Human EED Baculovirus-Insect cells Overexpression Lysate: Product Information
This Human EED overexpression lysate was created in Baculovirus-Insect cells and intented for use as a Western blot (WB) positive control. Purification of EED protein (Cat: 11307-H20B) from the overexpression lysate was verified.
A DNA sequence encoding the human EED (O75530-1) (Met 1-Arg 441) was fused with the N-terminal polyhistidine-tagged GST tag at the N-terminus.
The recombinant human EED/GST chimera consists of 678 amino acids and has a calculated molecular mass of 78 kDa. It migrates as an approximately 75-85 kDa band in SDS-PAGE under reducing conditions.
Human EED Baculovirus-Insect cells Overexpression Lysate: Usage Guide
Cell lysate was prepared by homogenization of the over-expressed cells in ice-cold modified RIPA Lysis Buffer with cocktail of protease inhibitors (Sigma). Cell debris was removed by centrifugation. Protein concentration was determined by Bradford assay (Bio-Rad protein assay, Microplate Standard assay). The cell lysate was boiled for 5 min in 1 x SDS loading buffer (50 mM Tris-HCl pH 6.8, 12.5% glycerol, 1% sodium dodecylsulfate, 0.01% bromophenol blue) containing 5% b-mercaptoethanol, and lyophilized.
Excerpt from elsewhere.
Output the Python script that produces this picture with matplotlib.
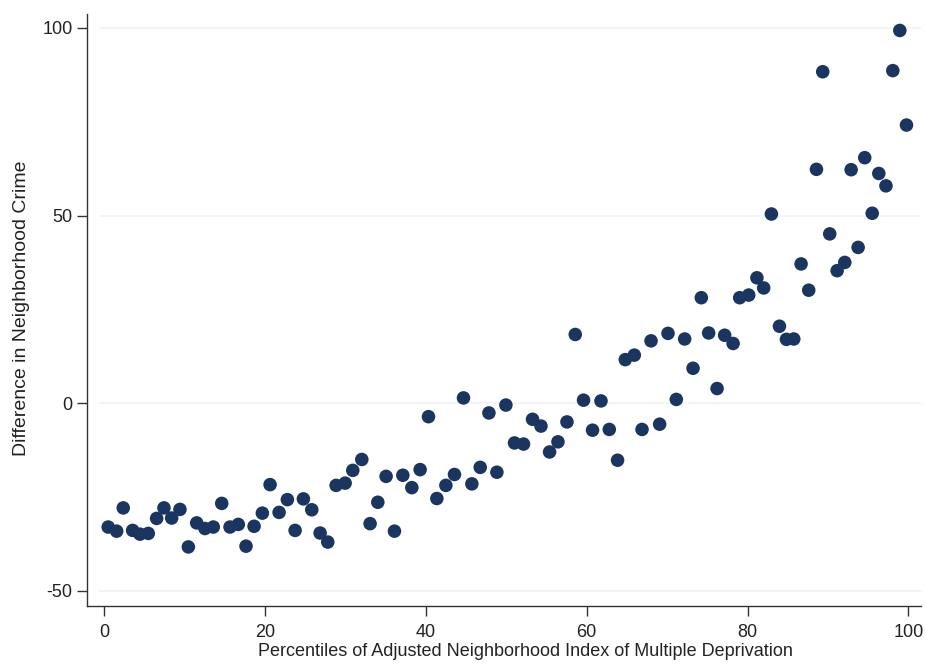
import matplotlib
matplotlib.use("Agg")
import matplotlib.pyplot as plt

# percentile (x) and difference in neighborhood crime (y)
pct = [0.53, 1.58, 2.40, 3.57, 4.48, 5.51, 6.55, 7.46, 8.42, 9.45,
       10.49, 11.53, 12.56, 13.59, 14.64, 15.67, 16.70, 17.66, 18.66, 19.69,
       20.65, 21.77, 22.80, 23.76, 24.79, 25.83, 26.87, 27.82, 28.86, 29.98,
       30.93, 32.05, 33.08, 34.04, 35.07, 36.11, 37.15, 38.27, 39.30, 40.34,
       41.38, 42.50, 43.57, 44.69, 45.73, 46.77, 47.85, 48.84, 49.96, 51.03,
       52.15, 53.27, 54.32, 55.39, 56.43, 57.55, 58.58, 59.61, 60.73, 61.78,
       62.81, 63.84, 64.80, 65.92, 66.88, 68.00, 69.07, 70.11, 71.14, 72.18,
       73.22, 74.25, 75.16, 76.21, 77.15, 78.20, 79.02, 80.14, 81.16, 82.00,
       82.96, 83.96, 84.83, 85.74, 86.65, 87.60, 88.56, 89.34, 90.21, 91.13,
       92.08, 92.87, 93.74, 94.56, 95.49, 96.31, 97.20, 98.05, 98.92, 99.75]
crime = [-33.0, -34.1, -27.9, -33.9, -34.9, -34.7, -30.7, -27.9, -30.6, -28.3,
         -38.3, -31.9, -33.4, -33.0, -26.7, -33.0, -32.3, -38.1, -32.8, -29.3,
         -21.7, -29.1, -25.7, -33.9, -25.5, -28.4, -34.6, -37.0, -21.9, -21.3,
         -17.9, -15.0, -32.1, -26.4, -19.5, -34.1, -19.2, -22.5, -17.7, -3.6,
         -25.4, -21.9, -19.0, 1.4, -21.5, -17.1, -2.6, -18.4, -0.5, -10.6,
         -10.9, -4.3, -6.1, -13.0, -10.3, -5.0, 18.3, 0.8, -7.2, 0.6,
         -7.0, -15.2, 11.6, 12.8, -7.0, 16.6, -5.6, 18.6, 1.0, 17.1,
         9.3, 28.1, 18.7, 3.9, 18.1, 15.9, 28.1, 28.8, 33.4, 30.7,
         50.4, 20.5, 17.0, 17.1, 37.1, 30.1, 62.3, 88.3, 45.1, 35.3,
         37.5, 62.2, 41.5, 65.4, 50.6, 61.2, 57.9, 88.6, 99.3, 74.1]

xticks = [0, 20, 40, 60, 80, 100]
yticks = [-50, 0, 50, 100]

plt.rcParams['font.family'] = ['Liberation Sans', 'DejaVu Sans']
plt.rcParams['axes.unicode_minus'] = False

fig = plt.figure(figsize=(9.26, 6.64), dpi=100)
ax = fig.add_axes([0.094, 0.087, 0.901, 0.892])

ax.scatter(pct, crime, s=95, c='#1a3560', edgecolors='none', zorder=3)

ax.set_xlim(-2.1, 101.6)
ax.set_ylim(-54.1, 103.7)
ax.set_xticks(xticks)
ax.set_yticks(yticks)

# faint horizontal grid like stata
for yv in yticks:
    ax.axhline(yv, xmin=0.015, color='#f0f3f3', lw=1.2, zorder=1)

for side in ['top', 'right']:
    ax.spines[side].set_visible(False)
for side in ['left', 'bottom']:
    ax.spines[side].set_color('#333333')
    ax.spines[side].set_linewidth(1.0)

ax.tick_params(direction='out', length=7, width=1, color='#333333',
               labelsize=13, labelcolor='#222222')
ax.tick_params(axis='x', pad=6)

ax.set_xlabel('Percentiles of Adjusted Neighborhood Index of Multiple Deprivation',
              fontsize=13, color='#222222')
ax.xaxis.set_label_coords(0.525, -0.062)
ax.set_ylabel('Difference in Neighborhood Crime', fontsize=14, color='#222222')
ax.yaxis.set_label_coords(-0.068, 0.503)

fig.savefig('out.png', dpi=100)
1. Centrifuge the tube for a few seconds and ensure the pellet at the bottom of the tube.
2. Re-dissolve the pellet using 200μL pure water and boil for 2-5 min.
1 X Sample Buffer (1 X modified RIPA buffer+1 X SDS loading buffer).
Stability & Storage
Store at 4℃ for up to twelve months from date of receipt. After re-dissolution, aliquot and store at -80℃ for up to twelve months. Avoid repeated freeze-thaw cycles.
Western Blot (WB) Optimal dilutions/concentrations should be determined by the end user.
Human EED Baculovirus-Insect cells Overexpression Lysate: Alternative Names
Human HEED Overexpression Lysate; Human WAIT1 Overexpression Lysate
EED Background Information
EED is essential for regulating the repressive histone modification, histone 3 lysine 27 tri-methylation (H3K27me3) at many developmental genes. EED depletion significantly impeded erythroid maturation. EED depletion impaired the generation of hematopoietic stem cells. The function of EED within polycomb repressive complex 2 (PRC2) is mediated by a complex network of protein-protein interactions. The targeted disruption of EED's reader function can lead to allosteric inhibition of PRC2 catalytic activity. Eed(Delta/Delta) HSPCs exhibited increased attachment to a major extracellular matrix component, fibronectin. Thus, EED deficiency increases proliferation on one side but promotes quiescence possibly by enhanced adhesion to the hematopoietic niche on the other, and these conflicting events would lead to abnormal differentiation and functional defect of Eed(Delta/Delta) HSPCs.
embryonic ectoderm development
Ura H, et al. (2011) Eed/Sox2 regulatory loop controls ES cell self-renewal through histone methylation and acetylation. EMBO J. 30(11): 2190-204.
Montgomery ND, et al. (2007) Molecular and functional mapping of EED motifs required for PRC2-dependent histone methylation. J Mol Biol. 374(5): 1145-57.
Jin Q, et al. (2003) The protein phosphatase-1 (PP1) regulator, nuclear inhibitor of PP1 (NIPP1), interacts with the polycomb group protein, embryonic ectoderm development (EED), and functions as a transcriptional repressor. J Biol Chem. 278(33): 30677-85.
Showell C, et al. (2002) Identification of putative interaction partners for the Xenopus Polycomb-group protein Xeed. Gene. 291(1-2): 95-104.
Rinchik EM, et al. (1993) N-ethyl-N-nitrosourea-induced prenatally lethal mutations define at least two complementation groups within the embryonic ectoderm development (eed) locus in mouse chromosome 7. Mamm Genome. 4(7): 349-53.